If I, if I’m talking to myself, let’s just take two seconds. Let’s step back. Let’s take a look at what’s going on here because I’m frustrated at what just happened or what is happening. But at the same time, here’s the question to ask yourself, how would I want to change it? And it’s important to use the word I not on how would I like them to change it? No. How would I want to change it? Focus internally first, throwing out all the other people, even the person that might have pissed you off all the external circumstances and focus inward and say, how can I change this? What can I do to make this different on occasion? You might not be able to come up with an answer, but that answer just might be okay. I’m going to suggest to this other person, something that they might wanna try differently.
Even just making that suggestion to something else could be the way that you focusing internally can actually change the scenario because you are now bringing a possible change, a possible solution, a possible way through that scenario, to the other person that has now offended you. It is so important to do this. When you bring this up, don’t just vent and dump on somebody, right? Because when they’re involved in the situation, it’s not venting, it’s complaining and complaining is one sided where you don’t allow for a two-way conversation that produces no results. Complaining produces no fruit complaining, divides relationships, complaining ends and destroys relationships.

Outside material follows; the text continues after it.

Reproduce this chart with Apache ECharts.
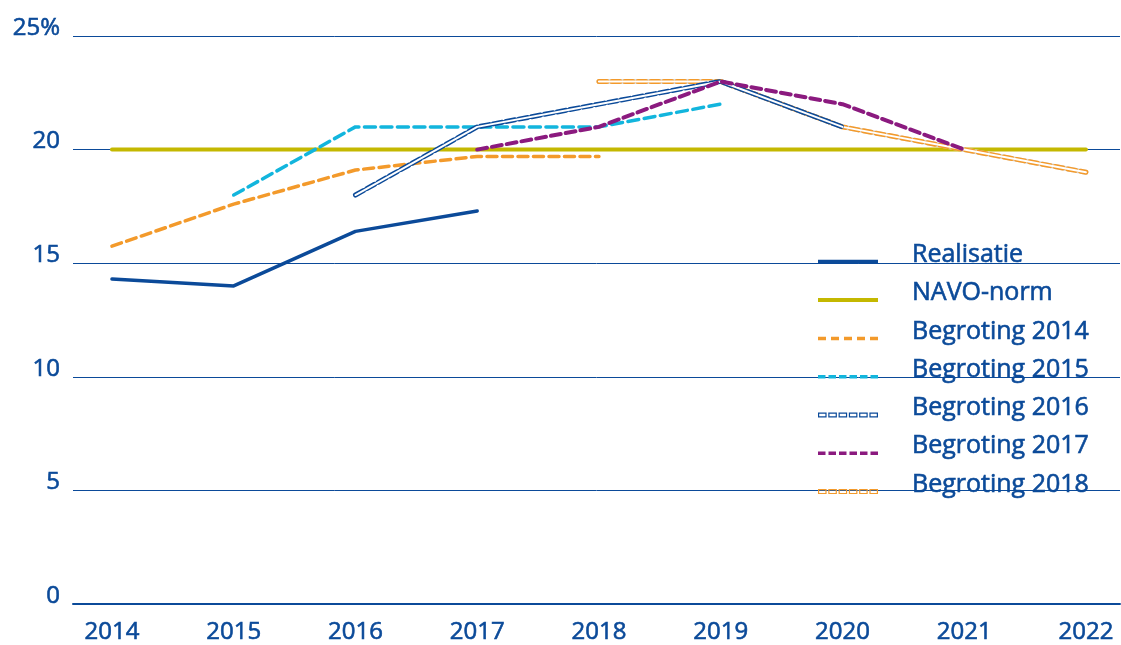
<!DOCTYPE html>
<html>
<head>
<meta charset="utf-8">
<script src="https://cdn.jsdelivr.net/npm/echarts@6/dist/echarts.min.js"></script>
<style>
html,body{margin:0;padding:0;background:#fff;}
#chart{width:1121px;height:645px;}
</style>
</head>
<body>
<div id="chart"></div>
<script>
var years = [2014, 2015, 2016, 2017, 2018, 2019, 2020, 2021, 2022];
var realisatie  = [14.3, 14.0, 16.4, 17.3, null, null, null, null, null];
var navoNorm    = [20, 20, 20, 20, 20, 20, 20, 20, 20];
var begroting2014 = [15.75, 17.6, 19.1, 19.7, 19.7, null, null, null, null];
var begroting2015 = [null, 18.0, 21.0, 21.0, 21.0, 22.0, null, null, null];
var begroting2016 = [null, null, 18.0, 21.0, 22.0, 23.0, 21.0, null, null];
var begroting2017 = [null, null, null, 20.0, 21.0, 23.0, 22.0, 20.0, null];
var begroting2018 = [null, null, null, null, 23.0, 23.0, 21.0, 20.0, 19.0];

var BLUE = '#0b4a99', OLIVE = '#c4b800', ORANGE = '#f39a2b', CYAN = '#12b5dd', PURPLE = '#8b1a7f';
var FONT = 'Open Sans';
var TB = { textBorderColor: BLUE, textBorderWidth: 0.6 };

function pairs(arr) {
  var out = [];
  arr.forEach(function (v, i) { if (v !== null) out.push([years[i], v]); });
  return out;
}

// legend icons (drawn in a 60 x 6 box)
function solidIcon(h) {
  var y = (6 - h) / 2;
  return 'path://M0,0h0.01v6h-0.01zM60,0h0.01v6h-0.01zM0,' + y + 'h60v' + h + 'h-60z';
}
function dashedIcon(n, dash, h) {
  var gap = (60 - n * dash) / (n - 1);
  var y = (6 - h) / 2;
  var p = 'path://M0,0h0.01v6h-0.01zM60,0h0.01v6h-0.01z';
  for (var i = 0; i < n; i++) {
    var x = i * (dash + gap);
    p += 'M' + x + ',' + y + 'h' + dash + 'v' + h + 'h' + (-dash) + 'z';
  }
  return p;
}
function doubleIcon() {
  var n = 6, w = 8.6, h = 5, t = 1.2;
  var g = (60 - n * w) / (n - 1);
  var y0 = 0.5;
  var p = 'path://M0,0h0.01v6h-0.01zM60,0h0.01v6h-0.01z';
  for (var i = 0; i < n; i++) {
    var x = i * (w + g);
    p += 'M' + x + ',' + y0 + 'h' + w + 'v' + h + 'h' + (-w) + 'z';
    p += 'M' + (x + t) + ',' + (y0 + t) + 'v' + (h - 2 * t) + 'h' + (w - 2 * t) + 'v' + (-(h - 2 * t)) + 'z';
  }
  return p;
}

function line(name, arr, color, width, dash, z) {
  return {
    name: name, type: 'line', data: pairs(arr), symbol: 'none', z: z,
    lineStyle: { color: color, width: width, type: dash || 'solid', cap: 'round', join: 'round' },
    itemStyle: { color: color },
    emphasis: { disabled: true }, silent: true, animation: false
  };
}

var series = [
  line('NAVO-norm', navoNorm, OLIVE, 4, null, 2),
  line('_b2018grey', begroting2018, '#d9d9d9', 5, null, 3),
  line('Begroting 2018', begroting2018, ORANGE, 5, [8, 5], 3),
  line('_b2018white', begroting2018, '#ffffff', 2, null, 3),
  line('Begroting 2014', begroting2014, ORANGE, 3.5, [10, 5.5], 4),
  line('Begroting 2015', begroting2015, CYAN, 3.5, [11, 5.5], 5),
  line('Begroting 2016', begroting2016, BLUE, 5, [9, 4], 6),
  line('_b2016white', begroting2016, '#ffffff', 2, null, 6),
  line('Begroting 2017', begroting2017, PURPLE, 4, [10, 5], 7),
  line('Realisatie', realisatie, BLUE, 3.5, null, 8)
];

var chart = echarts.init(document.getElementById('chart'), null, { renderer: 'canvas' });
chart.setOption({
  animation: false,
  backgroundColor: '#ffffff',
  grid: { left: 73, right: 1, top: 36, bottom: 41, containLabel: false },
  xAxis: {
    type: 'value', min: 2013.68, max: 2022.28,
    axisLine: { show: true, lineStyle: { color: BLUE, width: 2 } },
    axisTick: { show: false },
    splitLine: { show: false },
    axisLabel: Object.assign({
      customValues: years, color: BLUE, fontFamily: FONT, fontSize: 24, margin: 16,
      formatter: function (v) { return String(v); }
    }, TB)
  },
  yAxis: {
    type: 'value', min: 0, max: 25, interval: 5,
    axisLine: { show: false }, axisTick: { show: false },
    splitLine: { show: true, lineStyle: { color: BLUE, width: 1 } },
    axisLabel: Object.assign({
      color: BLUE, fontFamily: FONT, fontSize: 24, margin: 13, align: 'right', verticalAlign: 'bottom',
      lineHeight: 24, padding: [0, 0, -4, 0],
      formatter: function (v) { return v === 25 ? '25%' : String(v); }
    }, TB)
  },
  legend: {
    orient: 'vertical', left: 813, top: 237,
    itemWidth: 60, itemHeight: 6, itemGap: 1.5,
    formatter: function (name) { return '{t|' + name + '}\n{s|}'; },
    textStyle: {
      color: BLUE, fontFamily: FONT, fontSize: 25, padding: [0, 0, 0, 29],
      rich: {
        t: Object.assign({ color: BLUE, fontFamily: FONT, fontSize: 25, lineHeight: 24 }, TB),
        s: { lineHeight: 14, fontSize: 10 }
      }
    },
    data: [
      { name: 'Realisatie', icon: solidIcon(4), itemStyle: { color: BLUE } },
      { name: 'NAVO-norm', icon: solidIcon(4), itemStyle: { color: OLIVE } },
      { name: 'Begroting 2014', icon: dashedIcon(5, 8, 3.5), itemStyle: { color: ORANGE } },
      { name: 'Begroting 2015', icon: dashedIcon(6, 7.5, 3.5), itemStyle: { color: CYAN } },
      { name: 'Begroting 2016', icon: doubleIcon(), itemStyle: { color: BLUE } },
      { name: 'Begroting 2017', icon: dashedIcon(6, 7.5, 3.5), itemStyle: { color: PURPLE } },
      { name: 'Begroting 2018', icon: doubleIcon(), itemStyle: { color: ORANGE } }
    ],
    selectedMode: false
  },
  series: series
});
</script>
</body>
</html>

But when you bring a solution or a suggestion, or just express a need that you have, that’s when you’ll see a change because you focus internally that way and say, what can I do about it? When you bring up a grievance to somebody else, make sure you’re not complaining because complaining is one sided. That’s how you will be able to tell if you go to them and just blast them without anything else. That’s how you identify that you are complaining, throw this outta your life and watch your life.
Continue to elevate and your relationships get better and better when you actually express your needs and bring a suggestion for change with whatever, just pissed you off to who just pissed you off. And then in all your relationships, you can go ALL IN.